The University of South Carolina (USC) has joined the IBM Quantum Hub at North Carolina State University. In addition to supporting industry and university partners, the IBM Quantum Hub also focuses on educating the next generation of quantum computing users and developers.
More than 180 clients — including Fortune 500 companies, start-ups, academic institutions and research labs — work with IBM Quantum technology to advance quantum computing and explore practical applications. The IBM Quantum team and clients are researching and exploring how quantum computing will help a variety of industries and disciplines, including finance, energy, chemistry, materials science, optimization and machine learning, among many others.
“The IBM Q Hub is a major focal point in terms of research, training, and collaboration in the quantum front,” said Hossein Haj-Hariri, Dean of the College of Engineering and Computing. “I am heartened to see that the IBM Q Hub at NC State also has initiatives for education and training for the community at various levels. I am confident USC faculty, instructors, and undergraduate and graduate students will benefit greatly by our joining the IBM Q Hub as it will facilitate significant new research, training, and educational opportunities.”

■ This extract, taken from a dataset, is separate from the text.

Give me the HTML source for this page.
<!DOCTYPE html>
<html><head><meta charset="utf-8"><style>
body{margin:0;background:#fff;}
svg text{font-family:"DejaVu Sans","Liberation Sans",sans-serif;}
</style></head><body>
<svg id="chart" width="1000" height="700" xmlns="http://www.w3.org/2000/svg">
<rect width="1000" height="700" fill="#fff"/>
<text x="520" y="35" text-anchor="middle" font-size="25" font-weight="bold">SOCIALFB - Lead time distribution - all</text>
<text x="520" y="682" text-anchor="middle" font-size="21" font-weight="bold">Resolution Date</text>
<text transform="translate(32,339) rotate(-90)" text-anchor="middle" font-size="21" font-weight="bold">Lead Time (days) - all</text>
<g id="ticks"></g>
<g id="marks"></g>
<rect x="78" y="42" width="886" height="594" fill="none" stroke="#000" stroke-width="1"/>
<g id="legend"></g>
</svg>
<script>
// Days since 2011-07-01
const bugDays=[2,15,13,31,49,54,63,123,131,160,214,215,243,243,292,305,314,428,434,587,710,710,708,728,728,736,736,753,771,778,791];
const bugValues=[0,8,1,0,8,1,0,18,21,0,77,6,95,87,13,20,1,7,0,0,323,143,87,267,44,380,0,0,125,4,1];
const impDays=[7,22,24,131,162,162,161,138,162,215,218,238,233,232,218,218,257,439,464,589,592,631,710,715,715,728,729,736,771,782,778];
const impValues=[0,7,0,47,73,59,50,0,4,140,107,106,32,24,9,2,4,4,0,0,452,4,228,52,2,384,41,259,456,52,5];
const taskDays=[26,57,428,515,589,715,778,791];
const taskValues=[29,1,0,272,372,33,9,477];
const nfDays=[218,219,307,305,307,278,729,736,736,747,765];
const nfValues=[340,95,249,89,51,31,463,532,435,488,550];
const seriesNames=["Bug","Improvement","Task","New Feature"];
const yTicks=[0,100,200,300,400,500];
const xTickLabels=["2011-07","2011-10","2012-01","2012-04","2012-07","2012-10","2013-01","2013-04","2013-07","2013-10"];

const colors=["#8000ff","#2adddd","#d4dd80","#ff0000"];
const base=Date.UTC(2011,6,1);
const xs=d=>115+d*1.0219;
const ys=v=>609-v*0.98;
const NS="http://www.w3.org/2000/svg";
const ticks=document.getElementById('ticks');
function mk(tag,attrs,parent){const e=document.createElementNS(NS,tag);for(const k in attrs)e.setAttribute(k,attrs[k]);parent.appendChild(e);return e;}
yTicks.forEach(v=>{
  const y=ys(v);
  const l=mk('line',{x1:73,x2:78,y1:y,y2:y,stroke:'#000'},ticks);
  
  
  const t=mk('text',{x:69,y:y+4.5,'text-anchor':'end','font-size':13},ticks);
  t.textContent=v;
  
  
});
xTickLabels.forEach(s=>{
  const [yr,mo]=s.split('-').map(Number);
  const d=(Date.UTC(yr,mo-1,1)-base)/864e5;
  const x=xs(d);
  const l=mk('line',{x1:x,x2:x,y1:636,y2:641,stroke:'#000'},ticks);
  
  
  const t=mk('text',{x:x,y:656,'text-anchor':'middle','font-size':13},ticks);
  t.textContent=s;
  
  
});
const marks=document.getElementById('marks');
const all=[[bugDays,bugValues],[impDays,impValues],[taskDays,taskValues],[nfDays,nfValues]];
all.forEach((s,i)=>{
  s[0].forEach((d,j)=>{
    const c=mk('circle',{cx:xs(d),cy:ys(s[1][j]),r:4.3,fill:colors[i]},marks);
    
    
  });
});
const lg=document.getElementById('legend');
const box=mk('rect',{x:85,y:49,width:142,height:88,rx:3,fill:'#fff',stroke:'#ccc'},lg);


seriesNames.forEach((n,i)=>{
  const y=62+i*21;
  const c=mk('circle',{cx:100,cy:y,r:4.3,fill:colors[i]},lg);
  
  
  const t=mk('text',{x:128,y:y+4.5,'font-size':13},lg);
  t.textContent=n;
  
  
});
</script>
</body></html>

With membership in the Quantum Hub, USC will gain access to over 20 of IBM’s quantum computing systems for commercial use and fundamental research. Facilitated through the Department of Computer Science and Engineering, USC partners (academic, community and industrial) will have full access to the membership. Consequently, the university faculty and students will have the opportunity to develop and test new algorithms for quantum hardware and collaborate on leading-edge experimental efforts.

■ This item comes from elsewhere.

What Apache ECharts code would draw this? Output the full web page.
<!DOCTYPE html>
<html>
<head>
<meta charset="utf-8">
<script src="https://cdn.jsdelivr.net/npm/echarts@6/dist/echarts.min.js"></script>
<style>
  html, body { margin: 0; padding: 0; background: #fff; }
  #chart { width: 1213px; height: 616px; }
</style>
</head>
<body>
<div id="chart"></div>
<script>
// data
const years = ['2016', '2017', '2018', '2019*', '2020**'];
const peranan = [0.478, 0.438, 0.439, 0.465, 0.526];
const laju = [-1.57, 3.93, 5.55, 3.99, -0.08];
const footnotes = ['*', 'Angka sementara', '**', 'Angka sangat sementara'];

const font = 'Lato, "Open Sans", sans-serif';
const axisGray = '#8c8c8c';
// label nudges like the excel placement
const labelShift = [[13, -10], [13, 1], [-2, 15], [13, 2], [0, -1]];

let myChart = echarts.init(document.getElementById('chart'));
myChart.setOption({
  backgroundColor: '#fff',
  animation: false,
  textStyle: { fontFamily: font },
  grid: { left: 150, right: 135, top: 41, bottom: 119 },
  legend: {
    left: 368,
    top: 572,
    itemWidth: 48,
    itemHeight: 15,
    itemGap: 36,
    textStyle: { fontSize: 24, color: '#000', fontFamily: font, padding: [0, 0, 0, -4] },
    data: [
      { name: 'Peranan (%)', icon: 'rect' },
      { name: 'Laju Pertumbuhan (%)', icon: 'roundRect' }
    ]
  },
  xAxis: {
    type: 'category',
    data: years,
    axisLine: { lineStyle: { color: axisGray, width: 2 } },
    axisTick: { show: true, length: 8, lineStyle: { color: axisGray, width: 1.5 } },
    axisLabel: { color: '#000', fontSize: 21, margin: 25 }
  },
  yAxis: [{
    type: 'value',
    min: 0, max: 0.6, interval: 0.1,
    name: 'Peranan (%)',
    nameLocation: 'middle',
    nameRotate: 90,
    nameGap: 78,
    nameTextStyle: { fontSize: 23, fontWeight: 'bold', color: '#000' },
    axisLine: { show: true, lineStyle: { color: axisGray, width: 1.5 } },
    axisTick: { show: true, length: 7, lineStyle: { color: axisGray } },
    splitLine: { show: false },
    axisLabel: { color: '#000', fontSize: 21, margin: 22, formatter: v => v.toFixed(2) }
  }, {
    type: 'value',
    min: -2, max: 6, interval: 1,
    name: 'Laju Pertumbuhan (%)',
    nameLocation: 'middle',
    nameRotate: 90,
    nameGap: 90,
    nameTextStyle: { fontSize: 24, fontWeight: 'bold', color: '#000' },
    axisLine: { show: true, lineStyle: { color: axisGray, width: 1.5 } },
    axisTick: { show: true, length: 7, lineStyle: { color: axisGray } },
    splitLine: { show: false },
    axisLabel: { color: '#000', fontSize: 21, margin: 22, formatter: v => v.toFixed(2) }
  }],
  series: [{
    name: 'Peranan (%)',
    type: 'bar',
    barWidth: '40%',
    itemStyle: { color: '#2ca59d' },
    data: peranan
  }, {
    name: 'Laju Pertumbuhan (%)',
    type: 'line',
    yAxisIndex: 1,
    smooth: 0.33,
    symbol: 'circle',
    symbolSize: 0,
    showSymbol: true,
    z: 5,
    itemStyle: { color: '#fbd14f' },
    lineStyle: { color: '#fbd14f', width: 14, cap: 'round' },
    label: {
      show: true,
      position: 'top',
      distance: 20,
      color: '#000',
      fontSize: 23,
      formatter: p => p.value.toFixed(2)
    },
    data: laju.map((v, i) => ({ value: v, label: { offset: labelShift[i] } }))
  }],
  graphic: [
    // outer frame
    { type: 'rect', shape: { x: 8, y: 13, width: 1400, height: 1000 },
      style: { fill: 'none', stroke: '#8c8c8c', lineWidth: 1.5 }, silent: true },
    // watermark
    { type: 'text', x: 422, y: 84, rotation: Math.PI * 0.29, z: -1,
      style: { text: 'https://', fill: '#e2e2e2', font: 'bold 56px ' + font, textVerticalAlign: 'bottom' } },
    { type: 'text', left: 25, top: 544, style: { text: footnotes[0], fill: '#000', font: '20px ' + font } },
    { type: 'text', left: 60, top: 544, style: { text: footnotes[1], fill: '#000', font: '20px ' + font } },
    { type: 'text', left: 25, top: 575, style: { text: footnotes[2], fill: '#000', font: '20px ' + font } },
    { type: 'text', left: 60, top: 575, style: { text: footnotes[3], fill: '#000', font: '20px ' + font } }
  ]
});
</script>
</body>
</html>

Membership in the Quantum Hub also offers USC students unique educational opportunities as Quantum Computing courses are being developed jointly by the departments of Computer Science and Engineering, Mathematics, and Physics. Students will gain real-world experience in algorithm development and data analysis using state-of-the-art quantum computing systems and will enter the workforce as quantum-ready graduates. Quantum computing has far-reaching potential for research, and exposing students, faculty and researchers across the country to this promising new field that will reap benefits for USC, NC State and IBM.